As the son of a machinist, Ziller trained as an electrical fitter and technical draftsman after attending elementary school, and later pursued evening studies to become an electrical engineer. He joined the Young Communist League of Germany in 1927 and the KPD in 1930. From 1930 to 1933, he was an editor for the KPD newspaper Arbeiterstimme. After 1933, he worked as a technical draftsman and mechanical engineer. Due to his illegal activities (including being a member of the resistance group around Anton Saefkow), he was imprisoned multiple times, including in the concentration camp Sachsenhausen and in the Leipzig prison in 1944–45.

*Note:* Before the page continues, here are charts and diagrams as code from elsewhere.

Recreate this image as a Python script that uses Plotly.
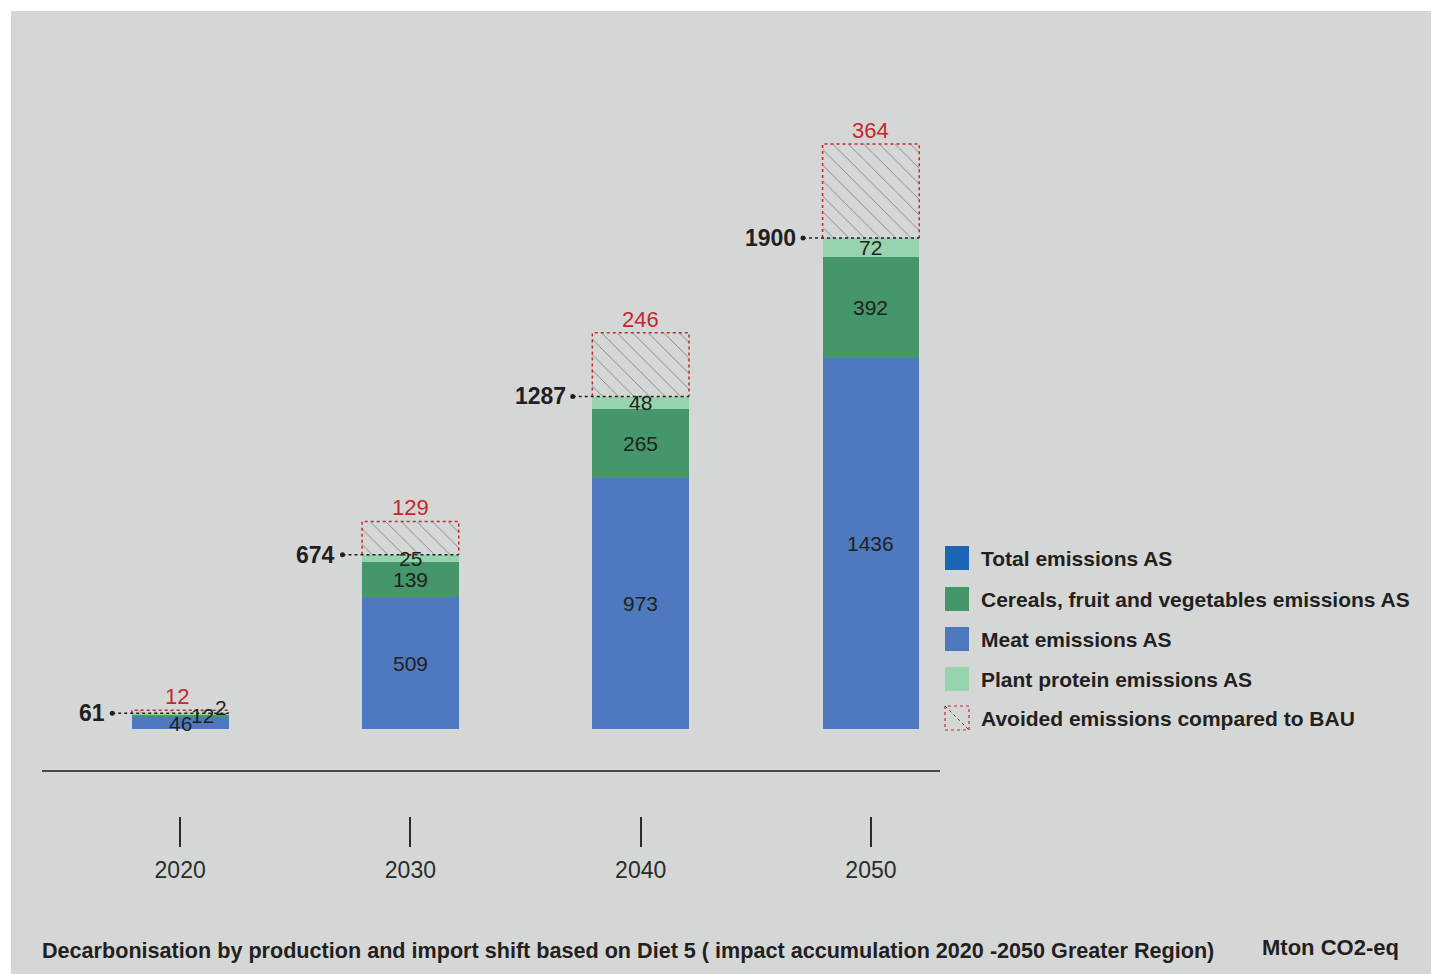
import plotly.graph_objects as go

# ---- data (Mton CO2-eq) ----
years = ["2020", "2030", "2040", "2050"]
meat = [46, 509, 973, 1436]
cereals = [12, 139, 265, 392]
plant_protein = [2, 25, 48, 72]
totals = [61, 674, 1287, 1900]
avoided = [12, 129, 246, 364]

legend_labels = [
    "Total emissions AS",
    "Cereals, fruit and vegetables emissions AS",
    "Meat emissions AS",
    "Plant protein emissions AS",
    "Avoided emissions compared to BAU",
]

# ---- styles ----
W, H = 1437, 974
BG = "#d5d7d6"
C_TOTAL = "#1a66b4"
C_CEREAL = "#45966a"
C_MEAT = "#4f79be"
C_PLANT = "#96d3ae"
C_RED = "#c4282f"
C_TEXT = "#231f20"
FONT = "Liberation Sans, Arial, sans-serif"

M_L, M_R, M_T, M_B = 42, 497, 100, 127
PLOT_W = W - M_L - M_R
PLOT_H = H - M_T - M_B
BASE_PX = 729            # pixel row of the zero line
PX_PER_UNIT = 491 / 1900
Y_RANGE = [-(H - M_B - BASE_PX) / PX_PER_UNIT, (BASE_PX - M_T) / PX_PER_UNIT]
X_RANGE = [-0.6, 3.3]
BAR_W = 0.42
HALF = BAR_W / 2
LEADER = 0.085


def px_x(p):
    return (p - M_L) / PLOT_W


def px_y(p):
    return (H - M_B - p) / PLOT_H


def data_y(p):
    return (BASE_PX - p) / PX_PER_UNIT


xs = list(range(len(years)))

fig = go.Figure()
fig.add_trace(go.Bar(x=xs, y=meat, width=BAR_W, marker=dict(color=C_MEAT, line_width=0),
                     name="Meat emissions AS", hoverinfo="skip"))
fig.add_trace(go.Bar(x=xs, y=cereals, width=BAR_W, marker=dict(color=C_CEREAL, line_width=0),
                     name="Cereals", hoverinfo="skip"))
fig.add_trace(go.Bar(x=xs, y=plant_protein, width=BAR_W, marker=dict(color=C_PLANT, line_width=0),
                     name="Plant protein", hoverinfo="skip"))
fig.add_trace(go.Bar(
    x=xs, y=avoided, width=BAR_W, name="Avoided", hoverinfo="skip",
    marker=dict(color=BG, line_width=0,
                pattern=dict(shape="\\", size=11, solidity=0.08, fgcolor="#2a2a2a", fgopacity=0.5)),
))

# leader dots next to the totals
fig.add_trace(go.Scatter(
    x=[i - HALF - LEADER for i in xs], y=totals, mode="markers",
    marker=dict(size=5, color=C_TEXT), hoverinfo="skip", showlegend=False,
))

shapes = []
annotations = []

# grey panel behind everything
shapes.append(dict(type="rect", xref="paper", yref="paper",
                   x0=px_x(11), x1=px_x(1431), y0=px_y(H + 5), y1=px_y(11),
                   fillcolor=BG, line_width=0, layer="below"))
# horizontal rule above the year ticks
shapes.append(dict(type="line", xref="paper", yref="y", x0=0, x1=1,
                   y0=data_y(771), y1=data_y(771), line=dict(color="#4a4a4a", width=2)))

for i, tot, av in zip(xs, totals, avoided):
    x0, x1 = i - HALF, i + HALF
    # avoided-emission box outline (left, top, right)
    shapes.append(dict(type="path", xref="x", yref="y",
                       path=f"M {x0},{tot} L {x0},{tot + av} L {x1},{tot + av} L {x1},{tot}",
                       line=dict(color=C_RED, width=1.5, dash="dot")))
    # dotted leader from the total label across the bar
    shapes.append(dict(type="line", xref="x", yref="y", x0=x0 - LEADER, x1=x1, y0=tot, y1=tot,
                       line=dict(color=C_TEXT, width=1.5, dash="dot")))
    annotations.append(dict(x=x0 - LEADER, y=tot, xref="x", yref="y", xanchor="right", yanchor="middle",
                            xshift=-5, text=f"<b>{tot}</b>", showarrow=False,
                            font=dict(size=23, color=C_TEXT, family=FONT)))
    annotations.append(dict(x=i, y=tot + av, xref="x", yref="y", xanchor="center", yanchor="bottom",
                            yshift=-1, xshift=-3 if i == 0 else 0, text=str(av), showarrow=False,
                            font=dict(size=22, color=C_RED, family=FONT)))

# value labels in the segments (small first bar gets staggered labels)
seg_shift = {
    0: [(0, 0), (22, 0), (41, 6)],
}
for i in xs:
    bottoms = [0, meat[i], meat[i] + cereals[i]]
    vals = [meat[i], cereals[i], plant_protein[i]]
    for k, (b, v) in enumerate(zip(bottoms, vals)):
        dx, dy = seg_shift.get(i, [(0, 0)] * 3)[k]
        annotations.append(dict(x=i, y=b + v / 2, xref="x", yref="y", xanchor="center", yanchor="middle",
                                xshift=dx, yshift=dy, text=str(v), showarrow=False,
                                font=dict(size=21, color=C_TEXT, family=FONT)))

# legend
leg_colors = [C_TOTAL, C_CEREAL, C_MEAT, C_PLANT, None]
leg_rows = [558, 599, 639, 679, 718]
for lab, col, row in zip(legend_labels, leg_colors, leg_rows):
    sx0, sx1, sy0, sy1 = px_x(945), px_x(969), px_y(row + 12), px_y(row - 12)
    if col:
        shapes.append(dict(type="rect", xref="paper", yref="paper", x0=sx0, x1=sx1, y0=sy0, y1=sy1,
                           fillcolor=col, line_width=0))
    else:
        shapes.append(dict(type="rect", xref="paper", yref="paper", x0=sx0, x1=sx1, y0=sy0, y1=sy1,
                           fillcolor=BG, line=dict(color=C_RED, width=1.2, dash="dot")))
        shapes.append(dict(type="line", xref="paper", yref="paper", x0=sx0, x1=sx1, y0=sy1, y1=sy0,
                           line=dict(color="#444", width=1, dash="dot")))
    annotations.append(dict(x=px_x(979), y=px_y(row), xref="paper", yref="paper", xanchor="left",
                            yanchor="middle", text=f"<b>{lab}</b>", showarrow=False,
                            font=dict(size=21, color=C_TEXT, family=FONT)))

# caption and unit
annotations.append(dict(x=px_x(40), y=px_y(950), xref="paper", yref="paper", xanchor="left", yanchor="middle",
                        text="<b>Decarbonisation by production and import shift based on Diet 5 "
                             "( impact accumulation 2020 -2050 Greater Region)</b>",
                        showarrow=False, font=dict(size=21.6, color=C_TEXT, family=FONT)))
annotations.append(dict(x=px_x(1401), y=px_y(948), xref="paper", yref="paper", xanchor="right", yanchor="middle",
                        text="<b>Mton CO2-eq</b>", showarrow=False,
                        font=dict(size=22, color=C_TEXT, family=FONT)))

fig.update_layout(
    width=W, height=H,
    margin=dict(l=M_L, r=M_R, t=M_T, b=M_B, pad=0),
    paper_bgcolor="white", plot_bgcolor="rgba(0,0,0,0)",
    barmode="stack", bargap=0, showlegend=False,
    font=dict(family=FONT, color=C_TEXT),
    shapes=shapes, annotations=annotations,
    xaxis=dict(range=X_RANGE, tickmode="array", tickvals=xs, ticktext=years,
               ticks="inside", ticklen=30, tickwidth=1.5, tickcolor="#2b2b2b",
               showline=False, showgrid=False, zeroline=False, fixedrange=True,
               ticklabelstandoff=7, tickfont=dict(size=23, color="#2b2b2b", family=FONT)),
    yaxis=dict(range=Y_RANGE, visible=False, showgrid=False, zeroline=False, fixedrange=True),
)

fig.write_html("out.html")
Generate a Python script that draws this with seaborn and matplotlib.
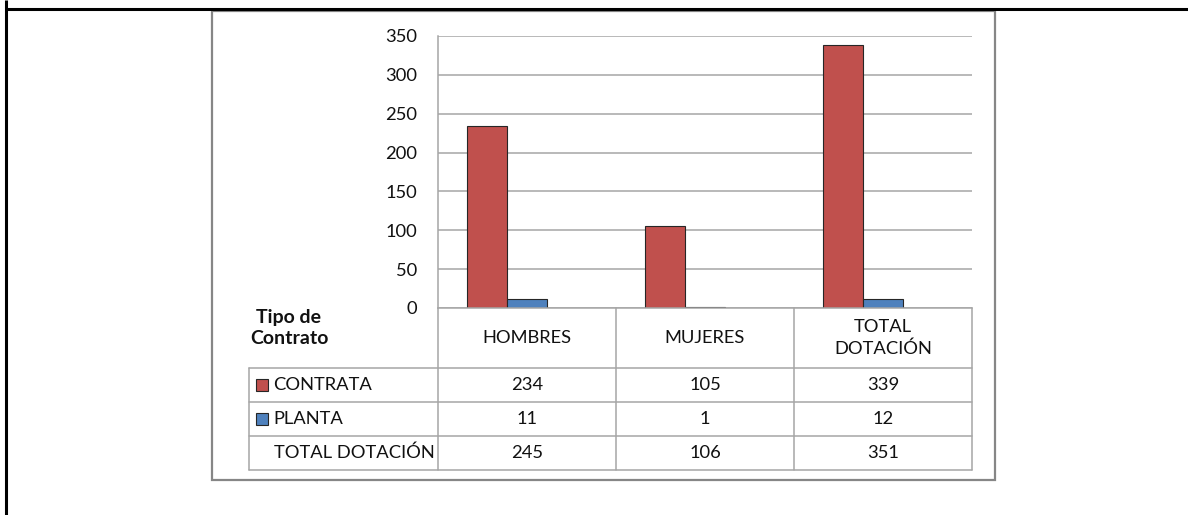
import matplotlib
matplotlib.use('agg')
import matplotlib.pyplot as plt
from matplotlib.patches import Rectangle
from matplotlib.transforms import blended_transform_factory
import pandas as pd
import seaborn as sns

# datos de dotación por tipo de contrato
categorias = ['HOMBRES', 'MUJERES', 'TOTAL\nDOTACIÓN']
series = ['CONTRATA', 'PLANTA', 'TOTAL DOTACIÓN']
contrata = [234, 105, 339]
planta = [11, 1, 12]
total_dotacion = [245, 106, 351]
colores = ['#C0504D', '#4F81BD', '#FFFFFF']
marcas_y = [0, 50, 100, 150, 200, 250, 300, 350]

W, H = 1188, 515
GRIS = '#a6a6a6'
TXT = 13.2

df = pd.DataFrame({
    'categoria': categorias * 3,
    'serie': [s for s in series for _ in categorias],
    'valor': contrata + planta + total_dotacion,
})

sns.set_theme(style='white')
plt.rcParams['font.family'] = ['Lato', 'DejaVu Sans']
plt.rcParams['text.color'] = '#111111'


def caja(x0, y0, x1, y1):
    # rectangulo en pixeles -> fraccion de figura
    return [x0 / W, 1 - y1 / H, (x1 - x0) / W, (y1 - y0) / H]


fig = plt.figure(figsize=(W / 100, H / 100), dpi=100)

fondo = fig.add_axes([0, 0, 1, 1])
fondo.set_xlim(0, W)
fondo.set_ylim(H, 0)
fondo.axis('off')

# marco de la pagina y del grafico
fondo.plot([5, W], [8.5, 8.5], color='black', lw=2.2, solid_capstyle='butt')
fondo.plot([6, 6], [0, H], color='black', lw=2.2, solid_capstyle='butt')
fondo.add_patch(Rectangle((212, 11), 783, 469, fill=False, ec='#868686', lw=1.6))

ax = fig.add_axes(caja(438, 36, 972, 308))
sns.barplot(data=df, x='categoria', y='valor', hue='serie', hue_order=series,
            palette=colores, width=0.674, errorbar=None, legend=False,
            edgecolor='#262626', linewidth=0.8, saturation=1, ax=ax)
for barra in ax.containers[2]:
    barra.set_visible(False)

ax.set_xlim(-0.5, 2.5)
ax.set_ylim(0, 350)
ax.set_yticks(marcas_y)
ax.set_xticks([])
ax.set_xlabel('')
ax.set_ylabel('')
ax.yaxis.grid(True, color=GRIS, lw=1.1)
ax.set_axisbelow(True)
ax.tick_params(axis='y', length=0, pad=15, labelsize=TXT, labelcolor='#111111')
for lado in ['top', 'right']:
    ax.spines[lado].set_visible(False)
for lado in ['left', 'bottom']:
    ax.spines[lado].set_color(GRIS)
    ax.spines[lado].set_linewidth(1.1)

# tabla de datos bajo el grafico
tr = blended_transform_factory(ax.transData, fondo.transData)
filas_y = [308, 368, 402, 436, 470]
for y in filas_y[1:]:
    fondo.plot([249, 972], [y, y], color=GRIS, lw=1.1)
fondo.plot([249, 249], [368, 470], color=GRIS, lw=1.1)
for i in range(len(categorias) + 1):
    ax.plot([i - 0.5, i - 0.5], [308, 470], color=GRIS, lw=1.1, transform=tr, clip_on=False)

for i, cat in enumerate(categorias):
    ax.text(i, 338, cat, transform=tr, ha='center', va='center', fontsize=TXT, linespacing=1.4)

valores_tabla = [contrata, planta, total_dotacion]
for fila, (nombre, vals) in enumerate(zip(series, valores_tabla)):
    yc = (filas_y[fila + 1] + filas_y[fila + 2]) / 2
    for i, v in enumerate(vals):
        ax.text(i, yc, str(v), transform=tr, ha='center', va='center', fontsize=TXT)
    if fila < 2:
        fondo.add_patch(Rectangle((256, yc - 6), 12, 12, fc=colores[fila], ec='#262626', lw=0.8))
        fondo.text(273, yc, nombre, ha='left', va='center', fontsize=TXT)
    else:
        fondo.text(274, yc, nombre, ha='left', va='center', fontsize=TXT)

fondo.text(289, 328, 'Tipo de\nContrato', ha='center', va='center', fontsize=14,
           fontweight='bold', linespacing=1.35)

fig.savefig('out.png', dpi=100)
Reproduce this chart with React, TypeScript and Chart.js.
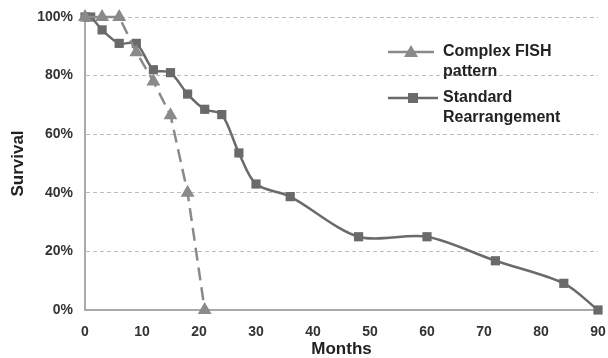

In 1945, he became the "People's Commissioner for Culture" in Meissen in the Antifa-Ausschuss, which was established immediately after the end of the war. From August 1945, he was a Ministerial Council member and head of the department for coal, fuel, and energy in the regional administration. Until 1948, he was an undersecretary and head of the department for fuel energy and energy economics at the Ministry of Economics, and until 1949, he was Deputy Minister. From April 1949, he was the Minister for Industry and Transportation in the state of Saxony.

From November 1950 to February 1953, he was the Minister for Mechanical Engineering, and from February 1953 to January 1954, he was the Minister for Heavy Machine Building in the GDR. From July 1953, he was a member and secretary for economic policy of the Central Committee of the SED, and from August 1953, a member of the People's Chamber.

After disagreements with Walter Ulbricht over economic policy and his leadership style in the party, Ziller committed suicide on December 14, 1957. His ashes were interred in the Pergolenweg memorial area at the Central Cemetery Friedrichsfelde in Berlin.

In February 1958, Ziller was posthumously accused of belonging to the "anti-party group Schirdewan, Wollweber, and others."